- _Set task_:
Do not copy the pictures; transcribe all other material exactly.

***

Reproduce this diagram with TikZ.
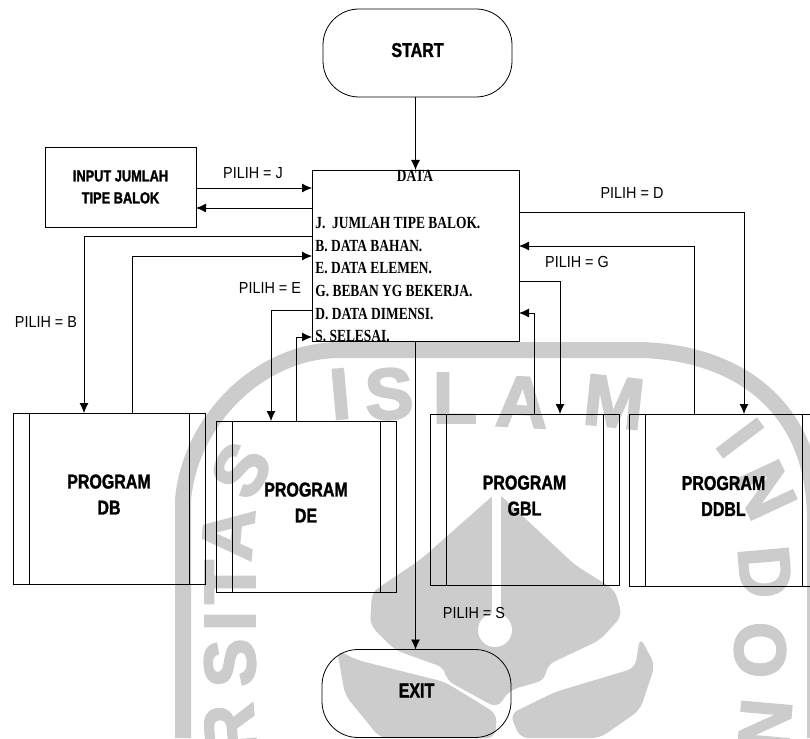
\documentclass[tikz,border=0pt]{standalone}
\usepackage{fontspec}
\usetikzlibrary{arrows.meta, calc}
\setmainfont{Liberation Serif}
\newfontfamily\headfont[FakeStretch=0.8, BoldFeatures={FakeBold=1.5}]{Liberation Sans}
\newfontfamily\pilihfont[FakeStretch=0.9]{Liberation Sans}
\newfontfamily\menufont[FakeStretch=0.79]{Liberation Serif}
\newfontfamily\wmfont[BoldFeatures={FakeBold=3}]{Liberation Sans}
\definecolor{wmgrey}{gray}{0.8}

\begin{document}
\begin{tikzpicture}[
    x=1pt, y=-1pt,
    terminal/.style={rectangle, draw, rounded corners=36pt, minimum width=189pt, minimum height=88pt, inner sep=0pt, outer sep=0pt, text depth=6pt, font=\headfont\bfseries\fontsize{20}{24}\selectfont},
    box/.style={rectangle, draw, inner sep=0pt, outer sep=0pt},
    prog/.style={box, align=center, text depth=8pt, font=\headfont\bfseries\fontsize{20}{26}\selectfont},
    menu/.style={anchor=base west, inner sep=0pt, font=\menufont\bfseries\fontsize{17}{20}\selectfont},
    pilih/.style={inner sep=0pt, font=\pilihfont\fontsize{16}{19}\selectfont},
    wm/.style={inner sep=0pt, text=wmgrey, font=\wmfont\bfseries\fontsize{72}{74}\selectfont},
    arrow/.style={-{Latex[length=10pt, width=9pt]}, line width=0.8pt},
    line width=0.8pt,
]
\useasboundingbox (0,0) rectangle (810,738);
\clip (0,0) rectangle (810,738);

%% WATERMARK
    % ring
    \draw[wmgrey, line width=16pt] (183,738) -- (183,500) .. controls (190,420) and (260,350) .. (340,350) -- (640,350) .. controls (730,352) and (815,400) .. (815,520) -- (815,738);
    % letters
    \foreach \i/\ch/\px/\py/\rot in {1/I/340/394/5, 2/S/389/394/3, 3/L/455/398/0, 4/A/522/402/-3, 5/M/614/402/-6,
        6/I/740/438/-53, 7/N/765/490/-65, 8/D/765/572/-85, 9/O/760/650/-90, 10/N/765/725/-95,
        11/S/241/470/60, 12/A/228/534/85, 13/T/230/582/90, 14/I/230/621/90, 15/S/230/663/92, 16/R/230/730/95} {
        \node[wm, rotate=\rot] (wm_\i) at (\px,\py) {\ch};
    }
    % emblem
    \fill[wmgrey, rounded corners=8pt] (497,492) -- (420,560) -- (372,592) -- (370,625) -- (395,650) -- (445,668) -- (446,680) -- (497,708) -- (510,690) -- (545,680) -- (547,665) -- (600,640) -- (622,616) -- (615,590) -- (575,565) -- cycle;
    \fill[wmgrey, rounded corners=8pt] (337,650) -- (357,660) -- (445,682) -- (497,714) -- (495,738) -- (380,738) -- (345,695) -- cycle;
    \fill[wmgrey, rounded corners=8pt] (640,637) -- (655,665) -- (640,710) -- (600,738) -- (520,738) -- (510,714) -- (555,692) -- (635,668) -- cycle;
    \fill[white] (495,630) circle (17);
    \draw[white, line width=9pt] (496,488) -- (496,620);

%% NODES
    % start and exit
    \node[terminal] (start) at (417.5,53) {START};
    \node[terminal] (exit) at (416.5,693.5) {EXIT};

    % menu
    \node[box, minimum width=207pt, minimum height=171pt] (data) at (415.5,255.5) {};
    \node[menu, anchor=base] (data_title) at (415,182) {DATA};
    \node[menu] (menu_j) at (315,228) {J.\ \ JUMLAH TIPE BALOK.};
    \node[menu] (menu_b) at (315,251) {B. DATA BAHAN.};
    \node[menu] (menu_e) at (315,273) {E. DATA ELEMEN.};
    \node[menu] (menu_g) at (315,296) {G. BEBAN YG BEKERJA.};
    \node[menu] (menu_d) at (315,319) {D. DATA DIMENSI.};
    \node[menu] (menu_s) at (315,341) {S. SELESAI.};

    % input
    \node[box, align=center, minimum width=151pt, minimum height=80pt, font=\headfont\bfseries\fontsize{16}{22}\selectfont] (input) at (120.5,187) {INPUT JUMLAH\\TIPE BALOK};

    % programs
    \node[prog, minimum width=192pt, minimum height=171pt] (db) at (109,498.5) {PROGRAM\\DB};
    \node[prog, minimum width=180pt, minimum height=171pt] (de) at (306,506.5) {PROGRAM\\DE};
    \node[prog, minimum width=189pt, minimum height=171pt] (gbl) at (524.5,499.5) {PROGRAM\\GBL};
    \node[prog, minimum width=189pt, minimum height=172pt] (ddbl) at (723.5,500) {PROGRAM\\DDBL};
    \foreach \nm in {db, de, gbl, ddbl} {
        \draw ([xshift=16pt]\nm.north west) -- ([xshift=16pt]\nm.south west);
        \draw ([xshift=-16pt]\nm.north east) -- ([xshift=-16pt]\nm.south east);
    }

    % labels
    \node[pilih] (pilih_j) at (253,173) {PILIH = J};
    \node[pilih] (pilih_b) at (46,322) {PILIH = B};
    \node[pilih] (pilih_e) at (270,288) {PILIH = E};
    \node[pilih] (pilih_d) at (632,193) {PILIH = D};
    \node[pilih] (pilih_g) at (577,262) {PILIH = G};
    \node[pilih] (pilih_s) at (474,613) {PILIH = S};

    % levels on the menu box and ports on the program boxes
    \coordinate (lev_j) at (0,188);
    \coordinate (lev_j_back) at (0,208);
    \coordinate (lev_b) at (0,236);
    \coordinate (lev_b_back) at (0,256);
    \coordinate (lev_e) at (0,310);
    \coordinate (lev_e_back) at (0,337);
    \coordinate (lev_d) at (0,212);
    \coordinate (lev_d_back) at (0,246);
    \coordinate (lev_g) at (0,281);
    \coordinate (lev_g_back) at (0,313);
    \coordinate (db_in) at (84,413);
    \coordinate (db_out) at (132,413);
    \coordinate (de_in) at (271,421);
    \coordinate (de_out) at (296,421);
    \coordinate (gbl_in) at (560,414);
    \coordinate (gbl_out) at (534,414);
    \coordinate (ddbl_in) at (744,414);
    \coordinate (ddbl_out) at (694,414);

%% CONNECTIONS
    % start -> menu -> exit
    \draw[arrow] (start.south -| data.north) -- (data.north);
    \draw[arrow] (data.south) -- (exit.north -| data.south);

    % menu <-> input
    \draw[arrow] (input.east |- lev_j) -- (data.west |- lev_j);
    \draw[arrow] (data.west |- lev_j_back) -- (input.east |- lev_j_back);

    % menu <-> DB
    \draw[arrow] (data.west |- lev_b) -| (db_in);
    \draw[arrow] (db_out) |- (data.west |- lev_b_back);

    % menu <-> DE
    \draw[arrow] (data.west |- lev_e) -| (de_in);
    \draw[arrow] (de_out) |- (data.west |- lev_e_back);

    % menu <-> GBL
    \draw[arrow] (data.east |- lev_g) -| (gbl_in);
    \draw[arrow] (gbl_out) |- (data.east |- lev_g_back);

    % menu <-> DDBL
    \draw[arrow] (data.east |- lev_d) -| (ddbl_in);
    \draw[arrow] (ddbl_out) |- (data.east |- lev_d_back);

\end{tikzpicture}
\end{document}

***

- _Worked answer_:
Reproduce this diagram with TikZ.
\documentclass[tikz,border=0pt]{standalone}
\usepackage{fontspec}
\usetikzlibrary{arrows.meta, calc}
\setmainfont{Liberation Serif}
\newfontfamily\headfont[FakeStretch=0.8, BoldFeatures={FakeBold=1.5}]{Liberation Sans}
\newfontfamily\pilihfont[FakeStretch=0.9]{Liberation Sans}
\newfontfamily\menufont[FakeStretch=0.79]{Liberation Serif}
\newfontfamily\wmfont[BoldFeatures={FakeBold=3}]{Liberation Sans}
\definecolor{wmgrey}{gray}{0.8}

\begin{document}
\begin{tikzpicture}[
    x=1pt, y=-1pt,
    terminal/.style={rectangle, draw, rounded corners=36pt, minimum width=189pt, minimum height=88pt, inner sep=0pt, outer sep=0pt, text depth=6pt, font=\headfont\bfseries\fontsize{20}{24}\selectfont},
    box/.style={rectangle, draw, inner sep=0pt, outer sep=0pt},
    prog/.style={box, align=center, text depth=8pt, font=\headfont\bfseries\fontsize{20}{26}\selectfont},
    menu/.style={anchor=base west, inner sep=0pt, font=\menufont\bfseries\fontsize{17}{20}\selectfont},
    pilih/.style={inner sep=0pt, font=\pilihfont\fontsize{16}{19}\selectfont},
    wm/.style={inner sep=0pt, text=wmgrey, font=\wmfont\bfseries\fontsize{72}{74}\selectfont},
    arrow/.style={-{Latex[length=10pt, width=9pt]}, line width=0.8pt},
    line width=0.8pt,
]
\useasboundingbox (0,0) rectangle (810,738);
\clip (0,0) rectangle (810,738);

%% WATERMARK
    % ring
    \draw[wmgrey, line width=16pt] (183,738) -- (183,500) .. controls (190,420) and (260,350) .. (340,350) -- (640,350) .. controls (730,352) and (815,400) .. (815,520) -- (815,738);
    % letters
    \foreach \i/\ch/\px/\py/\rot in {1/I/340/394/5, 2/S/389/394/3, 3/L/455/398/0, 4/A/522/402/-3, 5/M/614/402/-6,
        6/I/740/438/-53, 7/N/765/490/-65, 8/D/765/572/-85, 9/O/760/650/-90, 10/N/765/725/-95,
        11/S/241/470/60, 12/A/228/534/85, 13/T/230/582/90, 14/I/230/621/90, 15/S/230/663/92, 16/R/230/730/95} {
        \node[wm, rotate=\rot] (wm_\i) at (\px,\py) {\ch};
    }
    % emblem
    \fill[wmgrey, rounded corners=8pt] (497,492) -- (420,560) -- (372,592) -- (370,625) -- (395,650) -- (445,668) -- (446,680) -- (497,708) -- (510,690) -- (545,680) -- (547,665) -- (600,640) -- (622,616) -- (615,590) -- (575,565) -- cycle;
    \fill[wmgrey, rounded corners=8pt] (337,650) -- (357,660) -- (445,682) -- (497,714) -- (495,738) -- (380,738) -- (345,695) -- cycle;
    \fill[wmgrey, rounded corners=8pt] (640,637) -- (655,665) -- (640,710) -- (600,738) -- (520,738) -- (510,714) -- (555,692) -- (635,668) -- cycle;
    \fill[white] (495,630) circle (17);
    \draw[white, line width=9pt] (496,488) -- (496,620);

%% NODES
    % start and exit
    \node[terminal] (start) at (417.5,53) {START};
    \node[terminal] (exit) at (416.5,693.5) {EXIT};

    % menu
    \node[box, minimum width=207pt, minimum height=171pt] (data) at (415.5,255.5) {};
    \node[menu, anchor=base] (data_title) at (415,182) {DATA};
    \node[menu] (menu_j) at (315,228) {J.\ \ JUMLAH TIPE BALOK.};
    \node[menu] (menu_b) at (315,251) {B. DATA BAHAN.};
    \node[menu] (menu_e) at (315,273) {E. DATA ELEMEN.};
    \node[menu] (menu_g) at (315,296) {G. BEBAN YG BEKERJA.};
    \node[menu] (menu_d) at (315,319) {D. DATA DIMENSI.};
    \node[menu] (menu_s) at (315,341) {S. SELESAI.};

    % input
    \node[box, align=center, minimum width=151pt, minimum height=80pt, font=\headfont\bfseries\fontsize{16}{22}\selectfont] (input) at (120.5,187) {INPUT JUMLAH\\TIPE BALOK};

    % programs
    \node[prog, minimum width=192pt, minimum height=171pt] (db) at (109,498.5) {PROGRAM\\DB};
    \node[prog, minimum width=180pt, minimum height=171pt] (de) at (306,506.5) {PROGRAM\\DE};
    \node[prog, minimum width=189pt, minimum height=171pt] (gbl) at (524.5,499.5) {PROGRAM\\GBL};
    \node[prog, minimum width=189pt, minimum height=172pt] (ddbl) at (723.5,500) {PROGRAM\\DDBL};
    \foreach \nm in {db, de, gbl, ddbl} {
        \draw ([xshift=16pt]\nm.north west) -- ([xshift=16pt]\nm.south west);
        \draw ([xshift=-16pt]\nm.north east) -- ([xshift=-16pt]\nm.south east);
    }

    % labels
    \node[pilih] (pilih_j) at (253,173) {PILIH = J};
    \node[pilih] (pilih_b) at (46,322) {PILIH = B};
    \node[pilih] (pilih_e) at (270,288) {PILIH = E};
    \node[pilih] (pilih_d) at (632,193) {PILIH = D};
    \node[pilih] (pilih_g) at (577,262) {PILIH = G};
    \node[pilih] (pilih_s) at (474,613) {PILIH = S};

    % levels on the menu box and ports on the program boxes
    \coordinate (lev_j) at (0,188);
    \coordinate (lev_j_back) at (0,208);
    \coordinate (lev_b) at (0,236);
    \coordinate (lev_b_back) at (0,256);
    \coordinate (lev_e) at (0,310);
    \coordinate (lev_e_back) at (0,337);
    \coordinate (lev_d) at (0,212);
    \coordinate (lev_d_back) at (0,246);
    \coordinate (lev_g) at (0,281);
    \coordinate (lev_g_back) at (0,313);
    \coordinate (db_in) at (84,413);
    \coordinate (db_out) at (132,413);
    \coordinate (de_in) at (271,421);
    \coordinate (de_out) at (296,421);
    \coordinate (gbl_in) at (560,414);
    \coordinate (gbl_out) at (534,414);
    \coordinate (ddbl_in) at (744,414);
    \coordinate (ddbl_out) at (694,414);

%% CONNECTIONS
    % start -> menu -> exit
    \draw[arrow] (start.south -| data.north) -- (data.north);
    \draw[arrow] (data.south) -- (exit.north -| data.south);

    % menu <-> input
    \draw[arrow] (input.east |- lev_j) -- (data.west |- lev_j);
    \draw[arrow] (data.west |- lev_j_back) -- (input.east |- lev_j_back);

    % menu <-> DB
    \draw[arrow] (data.west |- lev_b) -| (db_in);
    \draw[arrow] (db_out) |- (data.west |- lev_b_back);

    % menu <-> DE
    \draw[arrow] (data.west |- lev_e) -| (de_in);
    \draw[arrow] (de_out) |- (data.west |- lev_e_back);

    % menu <-> GBL
    \draw[arrow] (data.east |- lev_g) -| (gbl_in);
    \draw[arrow] (gbl_out) |- (data.east |- lev_g_back);

    % menu <-> DDBL
    \draw[arrow] (data.east |- lev_d) -| (ddbl_in);
    \draw[arrow] (ddbl_out) |- (data.east |- lev_d_back);

\end{tikzpicture}
\end{document}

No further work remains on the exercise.